The first act is not all fun and games, though. Another element that makes this show so gratifying is the strategic placement of two controlled yet intense solos between the playfulness of the aforementioned works.
Asadata Dafora’s iconic 1934 work Ostrich is about as simple as it gets (by DBDT standards) yet is one of the more powerful of the evening due to casting. The stately strut around the stage to a simple recorded drum, undulating arms and torso, and controlled forced-arch holds wouldn’t be so captivating had anyone but Keon K. Nickie been on stage.
Another work from the late Bruce Wood, The Edge of My Life…So Far performed by Nycole Ray, rounds out the first act. Intense timing dynamics are only outmatched by her piercing stare.
The sweet scent of nostalgia only heightens with Sean Smith’s premiere Interpretations, taking up the second act as homage to the 40-year history of the company. Recorded narration from DBDT alum combines with a video and photo reel of the organization’s past and present, while music revisits some of the feelings from the first act, with artists like Louis Armstrong, Ella Fitzgerald, and Sarah Vaughan providing an uplifting mood.
A plethora of costume changes and movement styles carry the audience through the many faces of DBDT. Precise execution and a classy but sensual quality open the work and pop up at various times throughout the piece. Beginning and ending in silhouette seems to be a favored tactic throughout, but the parts in between run the gamut of all things the dancers can offer.
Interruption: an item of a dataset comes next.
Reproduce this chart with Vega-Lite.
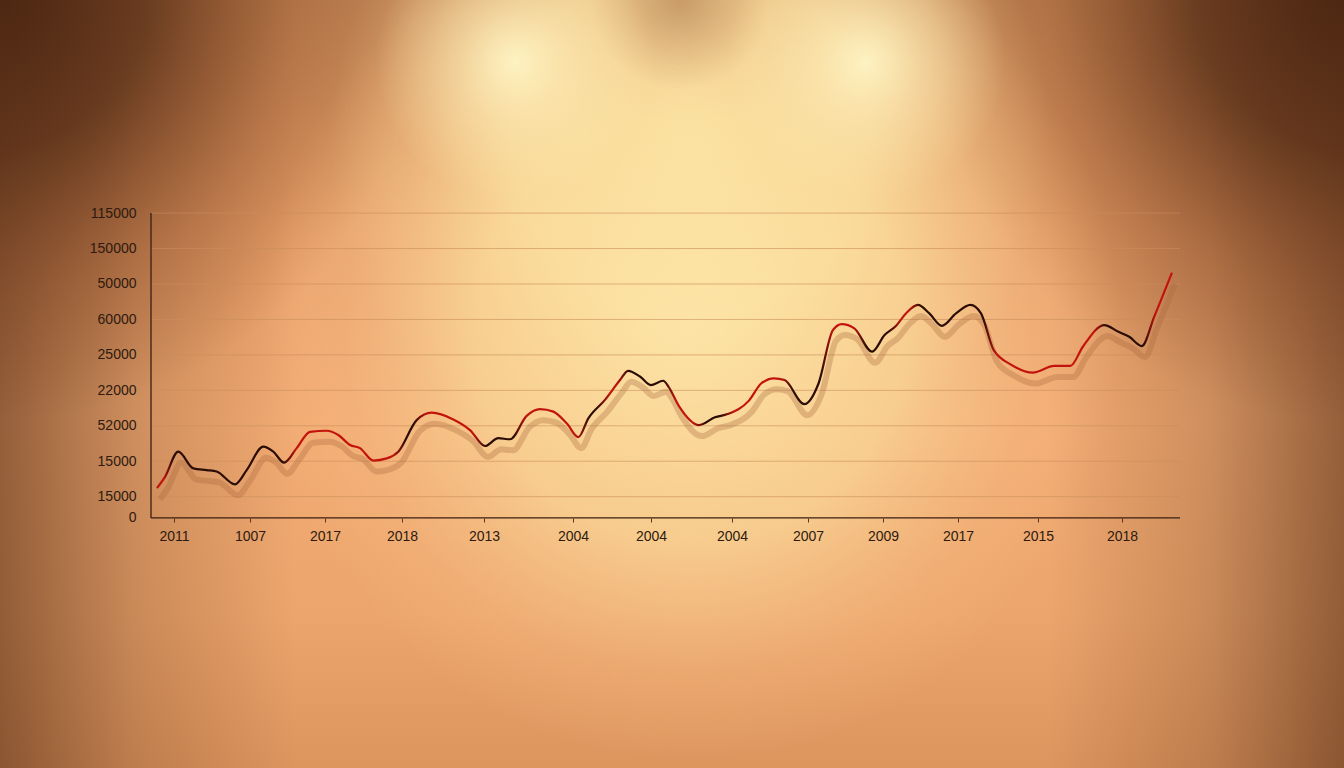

In a piece like this, it’s difficult to give criticism, given the heightened emotional pull and historical gravity of the journey to which the work points, but the dance’s strength—showing the diversity of the company—is also its weakness. In an attempt to fit so much into it, certain areas find themselves somewhat neglected.
Powerful moments remain underdeveloped, especially the section “You Are Not Alone,” where the ladies don leotards and men wear briefs for slower choreography. A welcome change in dynamic, it’s simply too short. Later in the work, the men’s segment “Manic” feels disconnected from the rest of the piece, largely because the aesthetic feel is unlike any other section.
Overall, though, the evening is like a meal that has all the favorites, yet doesn’t overpower in any one flavor. It’s a pleasant, rewarding experience that ends with a smile of satisfaction.